Scientific American blogger Michael Moyer apparently had a similar reaction to mine. This post points out errors in every single sentence of Time's blurb. I really enjoyed the post, since it addresses some of the most common misunderstandings about the Higgs, as well as some errors that I’d never seen until Kluger’s piece.

I don’t think Time's blurb had to be written by a physicist. But I think it should have been written by someone who at least made the effort to call a physicist or two. Journalists have written wonderful stories and books about particle physics. Nobel Dreams by Gary Taubes is a classic. But it takes good research to pull it off.


"some" sloppy writing; I guess I'm not so swift.

I've seen so sloppy writing in Time.  Once in an article on neuroscience, the behavior of Phineas Gage, the famous railroad worker impaled through his brain by an iron rod, was first described as "whimsical, but never violent."  Several pages later, he is described as "irascible."  Which was it? A guy I'd come to think of as George Carlin was now portrayed as Elmer Fudd.  The article was written by two reporters, but where was the editor?

Thanks for pouncing on this Faye. Your post exemplifies one of the more important things that ksjtracker does: share among journalists instances when scientists recoil en masse at something they read in popular media. Recoiling among readers is good when it's a investigative piece that has gotten the goods on those same readers. But this is a case of having gotten the checkable facts nearly all wrong.

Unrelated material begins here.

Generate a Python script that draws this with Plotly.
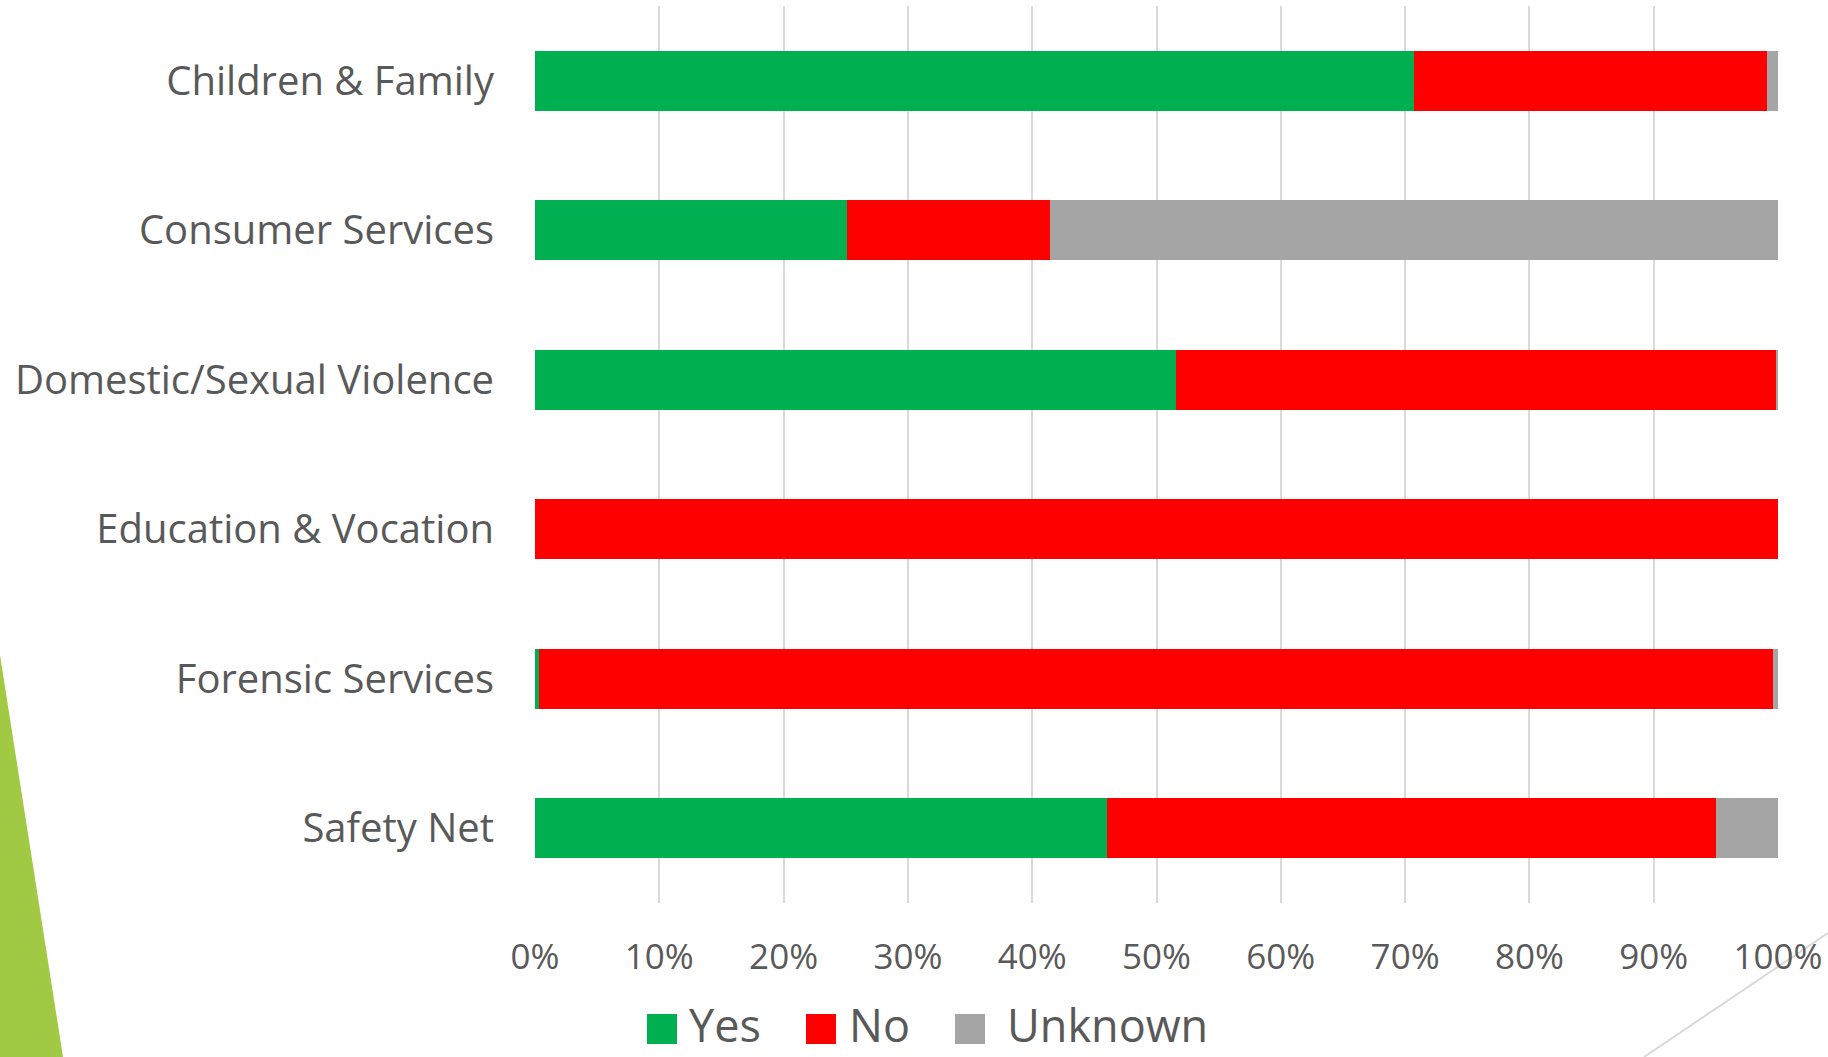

Thanks Faye. I should also mention that after I posted my piece the physicist Matt Strassler (who works on Higgs-related questions) also wrote a phrase-by-phrase evisceration. He catches a few extra things that I didn't mention. Highlights include "Oh wow.  TIME OUT!!!   This is bad," "this is so wrong it’s hard to say how it’s wrong," and "Oh woe.  Oh calamity.  SO wrong."

I'm still shocked that something so obviously idiotic came out of Time.